The thick, strong blade is relieved by hollow grinding which provides proper balance for weight and size. Strength of back is necessary for splitting kindling or digging holes in hard ground or ice. The hollows aid quick sharpening. Blade is adapted to sticking and skinning. Back of point is beveled for breaking small bones. Blade and tang forged from one piece of high grade cutlery steel, expertly tempered, polished and sharpened to a keen edge.

とのことである。

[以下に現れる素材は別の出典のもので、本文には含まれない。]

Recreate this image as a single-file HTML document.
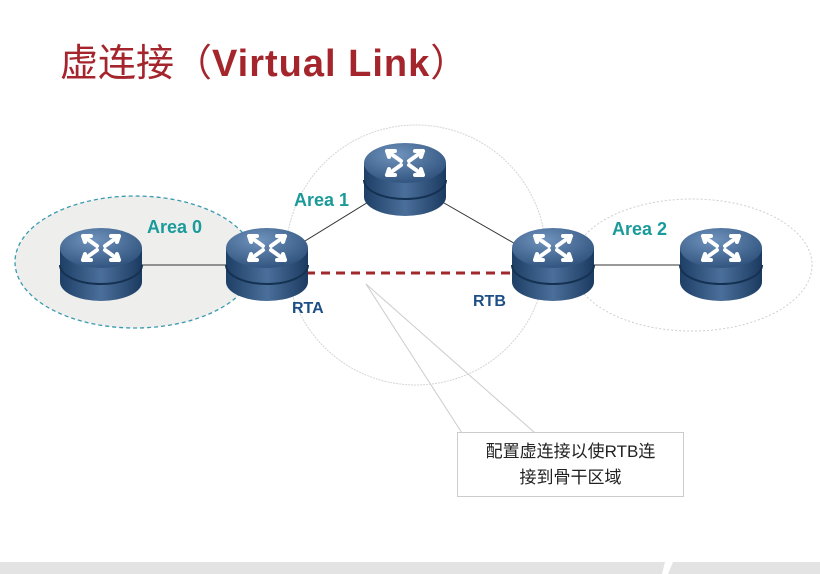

ベタ研ぎを想定していたのだろうか?

*12:実は初期のバック・カリンガに限って言えば、かなりリジッドのようなグラウンドで、エッジ側の平面が幅広い。

*13:最近、#1000の電着ダイヤで仕上げるのが気に入っている。この電着ダイヤモンド砥石は、ナイフ用の砥石としてだけではなく他の砥石のドレッシングにもかなり使っていて、安い電着にありがちな粒の大小や高低の不揃いによる妙な攻撃性が和らいできていい感じである。といって通常の砥石以上の研削力はまだ残っている。で、このナイフの場合、#1000電着ダイヤでエッジの成形から仕上げまで行けるのが、というか、成形が終わると仕上げも終わっているのがなんともラクである。

*14:いち小ナイフ・メーカーの需要に応じて特注の鋼材を提供する鋼材メーカーというのが当時アメリカにあったとも思えないが、70年代前半の業界事情はよく知らないのも正直なところで、ローカルの製鋼会社で対応してくれるところがあったのかもしれない。